### Exercise requirements
Wherever the string "this" appears in the listing, copy that line.

### Listing
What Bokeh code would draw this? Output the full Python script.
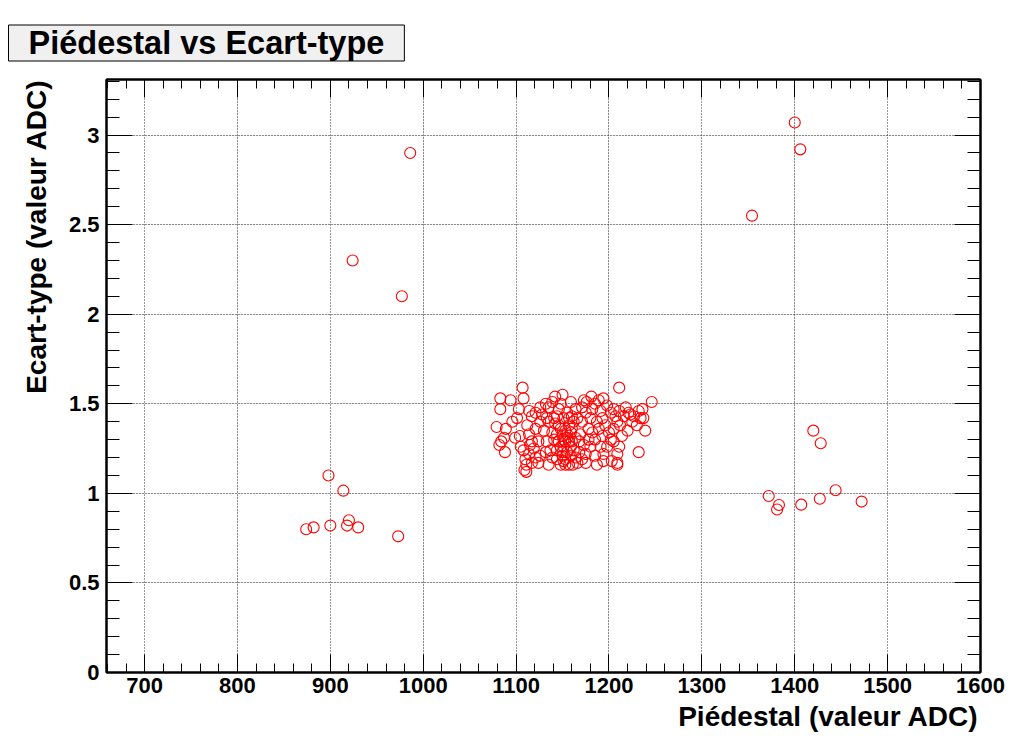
--
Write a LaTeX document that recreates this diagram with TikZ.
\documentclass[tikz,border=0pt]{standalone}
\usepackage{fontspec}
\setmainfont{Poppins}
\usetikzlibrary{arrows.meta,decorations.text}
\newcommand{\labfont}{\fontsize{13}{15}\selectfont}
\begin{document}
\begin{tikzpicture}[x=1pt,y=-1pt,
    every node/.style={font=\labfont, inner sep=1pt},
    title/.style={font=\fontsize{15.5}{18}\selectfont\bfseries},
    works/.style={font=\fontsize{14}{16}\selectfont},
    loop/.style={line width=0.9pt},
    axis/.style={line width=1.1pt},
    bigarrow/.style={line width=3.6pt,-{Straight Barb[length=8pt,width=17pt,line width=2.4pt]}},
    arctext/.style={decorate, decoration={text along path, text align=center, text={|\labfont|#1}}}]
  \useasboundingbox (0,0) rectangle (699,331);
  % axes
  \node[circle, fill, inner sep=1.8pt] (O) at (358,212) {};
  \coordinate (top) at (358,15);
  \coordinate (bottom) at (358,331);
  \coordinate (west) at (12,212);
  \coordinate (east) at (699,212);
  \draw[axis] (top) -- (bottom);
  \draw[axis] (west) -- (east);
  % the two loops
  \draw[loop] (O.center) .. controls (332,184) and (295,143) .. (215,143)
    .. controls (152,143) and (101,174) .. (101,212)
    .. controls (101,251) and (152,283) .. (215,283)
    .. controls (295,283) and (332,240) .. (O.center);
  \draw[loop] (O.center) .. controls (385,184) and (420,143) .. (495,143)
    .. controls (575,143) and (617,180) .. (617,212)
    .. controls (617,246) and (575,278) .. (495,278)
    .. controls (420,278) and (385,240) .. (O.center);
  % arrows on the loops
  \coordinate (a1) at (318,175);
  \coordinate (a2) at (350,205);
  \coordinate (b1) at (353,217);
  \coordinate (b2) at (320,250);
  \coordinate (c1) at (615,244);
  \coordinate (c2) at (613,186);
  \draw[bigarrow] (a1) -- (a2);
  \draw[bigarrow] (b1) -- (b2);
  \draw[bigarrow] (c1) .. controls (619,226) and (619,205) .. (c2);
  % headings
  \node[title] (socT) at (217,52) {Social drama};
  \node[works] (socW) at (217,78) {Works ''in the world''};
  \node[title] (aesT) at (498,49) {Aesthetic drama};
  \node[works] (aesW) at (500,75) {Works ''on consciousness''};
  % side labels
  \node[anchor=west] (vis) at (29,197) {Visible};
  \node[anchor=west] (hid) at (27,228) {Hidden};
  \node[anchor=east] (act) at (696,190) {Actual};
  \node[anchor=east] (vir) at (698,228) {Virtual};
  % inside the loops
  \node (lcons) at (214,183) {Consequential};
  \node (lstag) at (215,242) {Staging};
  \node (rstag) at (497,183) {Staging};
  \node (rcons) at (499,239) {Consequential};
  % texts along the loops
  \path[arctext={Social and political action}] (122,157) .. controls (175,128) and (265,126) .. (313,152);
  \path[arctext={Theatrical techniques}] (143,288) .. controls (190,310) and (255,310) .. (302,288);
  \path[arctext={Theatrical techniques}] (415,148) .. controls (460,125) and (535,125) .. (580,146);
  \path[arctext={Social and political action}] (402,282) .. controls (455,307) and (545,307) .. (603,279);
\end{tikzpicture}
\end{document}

### The completed task
What Bokeh code would draw this? Output the full Python script.
Write a LaTeX document that recreates this diagram with TikZ.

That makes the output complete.